My grandfather’s brother, Ernest, owned a small ranch on the north fork of Little Butte Creek, while my grandparents had a large working ranch on the south fork. The north fork was fast and cold, dropping through a dark canyon of steep slopes and tall firs. Ernest had a cabin there, and he diverted water from the river through a channel in which he had a water mill for producing electricity. I remember the burnt-out refrigerators and washing machines sitting around his property; his regulator for the power was not very effective.
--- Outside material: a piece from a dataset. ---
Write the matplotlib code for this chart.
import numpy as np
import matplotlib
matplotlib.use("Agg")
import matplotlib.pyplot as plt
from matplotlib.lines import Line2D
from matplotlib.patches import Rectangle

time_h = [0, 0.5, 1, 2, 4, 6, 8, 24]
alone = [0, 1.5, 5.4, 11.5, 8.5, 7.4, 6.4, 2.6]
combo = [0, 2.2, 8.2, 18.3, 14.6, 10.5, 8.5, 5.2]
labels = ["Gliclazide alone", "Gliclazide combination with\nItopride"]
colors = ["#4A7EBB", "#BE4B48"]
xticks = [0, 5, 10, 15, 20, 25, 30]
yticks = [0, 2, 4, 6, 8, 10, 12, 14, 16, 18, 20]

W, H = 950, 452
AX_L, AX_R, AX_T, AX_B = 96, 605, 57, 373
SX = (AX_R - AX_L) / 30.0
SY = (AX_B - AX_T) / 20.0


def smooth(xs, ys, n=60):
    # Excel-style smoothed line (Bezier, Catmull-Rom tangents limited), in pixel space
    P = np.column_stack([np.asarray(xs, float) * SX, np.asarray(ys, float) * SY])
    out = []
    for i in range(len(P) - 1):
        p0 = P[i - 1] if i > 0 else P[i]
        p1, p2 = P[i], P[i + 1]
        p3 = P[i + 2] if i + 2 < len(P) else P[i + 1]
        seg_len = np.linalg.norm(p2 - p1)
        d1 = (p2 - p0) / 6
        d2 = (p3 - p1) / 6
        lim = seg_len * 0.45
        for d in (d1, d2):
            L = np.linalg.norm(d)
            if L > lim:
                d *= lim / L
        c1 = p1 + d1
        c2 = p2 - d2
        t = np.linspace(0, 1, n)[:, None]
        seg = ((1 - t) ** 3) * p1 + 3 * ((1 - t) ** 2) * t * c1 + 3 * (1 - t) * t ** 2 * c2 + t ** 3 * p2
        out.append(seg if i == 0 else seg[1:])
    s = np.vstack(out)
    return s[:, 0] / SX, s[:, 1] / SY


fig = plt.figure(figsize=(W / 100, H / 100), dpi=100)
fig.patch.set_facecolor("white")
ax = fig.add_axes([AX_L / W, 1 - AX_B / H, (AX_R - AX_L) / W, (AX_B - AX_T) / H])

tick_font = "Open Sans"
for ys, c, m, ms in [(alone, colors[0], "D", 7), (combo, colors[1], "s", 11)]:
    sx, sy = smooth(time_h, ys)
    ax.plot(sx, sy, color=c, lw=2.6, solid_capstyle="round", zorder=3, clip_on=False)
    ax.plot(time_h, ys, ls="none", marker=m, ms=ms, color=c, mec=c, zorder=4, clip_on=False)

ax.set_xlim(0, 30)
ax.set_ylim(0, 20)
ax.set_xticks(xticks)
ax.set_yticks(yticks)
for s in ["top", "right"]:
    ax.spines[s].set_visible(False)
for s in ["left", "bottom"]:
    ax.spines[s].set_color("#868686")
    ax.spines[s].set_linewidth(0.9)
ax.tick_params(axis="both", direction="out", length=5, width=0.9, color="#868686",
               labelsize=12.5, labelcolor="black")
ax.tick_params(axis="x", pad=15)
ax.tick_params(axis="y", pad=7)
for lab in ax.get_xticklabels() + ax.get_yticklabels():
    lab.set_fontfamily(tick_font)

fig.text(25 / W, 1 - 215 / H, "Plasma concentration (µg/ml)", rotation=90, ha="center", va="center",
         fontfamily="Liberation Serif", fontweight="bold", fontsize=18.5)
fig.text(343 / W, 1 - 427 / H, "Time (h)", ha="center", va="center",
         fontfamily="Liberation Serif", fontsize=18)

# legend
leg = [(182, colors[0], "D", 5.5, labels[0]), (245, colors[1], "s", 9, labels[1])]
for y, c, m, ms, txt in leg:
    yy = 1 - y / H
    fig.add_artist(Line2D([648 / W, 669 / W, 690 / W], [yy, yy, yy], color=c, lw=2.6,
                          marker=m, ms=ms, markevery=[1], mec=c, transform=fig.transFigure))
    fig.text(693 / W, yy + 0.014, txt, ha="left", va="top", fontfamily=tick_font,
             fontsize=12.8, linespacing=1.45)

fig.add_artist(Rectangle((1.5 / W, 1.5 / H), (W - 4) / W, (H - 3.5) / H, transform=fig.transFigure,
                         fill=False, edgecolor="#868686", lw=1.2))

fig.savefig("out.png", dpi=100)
My grandmother didn’t think highly of Ernest: she thought he was lazy and a “smooth operator”, not a compliment in those days. It’s true that Ernest took a relaxed approach to caring for his land, and he did not run cattle of his own, spending a good part of the year in Arizona. Sometimes he would come to our ranch to play guitar while Papa played the fiddle and Celeste played the harmonica. I think he must have enjoyed his life a good bit.
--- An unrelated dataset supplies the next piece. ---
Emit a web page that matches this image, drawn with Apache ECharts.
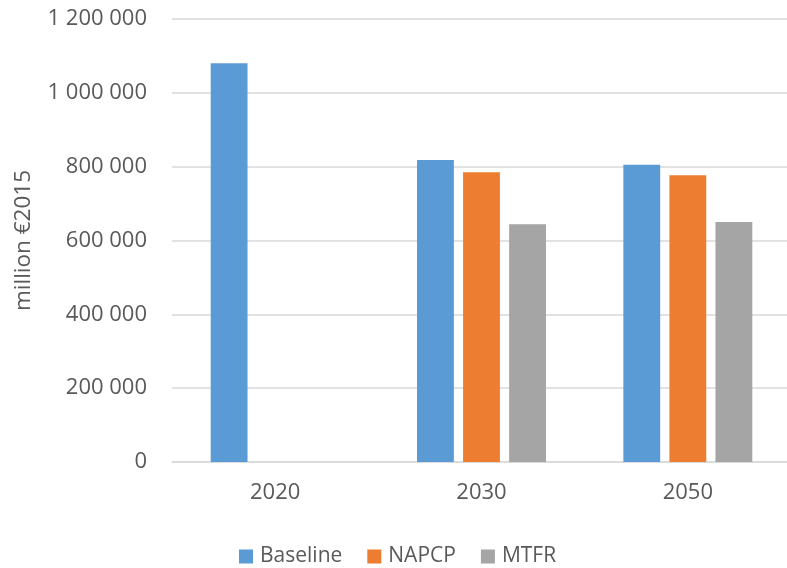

Once when I was quite young he showed me the bullet lodged in his wrist; the doctors had been unable to extract it without doing damage. He and my grandfather told the story of how when Ernest was 22 and Papa was 18, (around 1910, in Arizona territory) their father bought a gold mine from a fellow they called the Frenchman. Apparently the Frenchman changed his mind and wanted the mine back, and a dispute resulted. As the two young men were riding with their father up a canyon to the mine, the Frenchman ambushed them and shot my great-grandfather and Uncle Ernest. Ernest, though wounded gravely in the stomach, shot back and killed the Frenchman. My grandfather was arrested for murder and held in jail for a month while the authorities awaited Ernest’s recovery, so that he could give his version of the story. Papa loved to tell us that he wore out a brand new pair of boots pacing in that jail cell, not knowing if he was headed for the gallows. I still have a copy of the newspaper account of the events.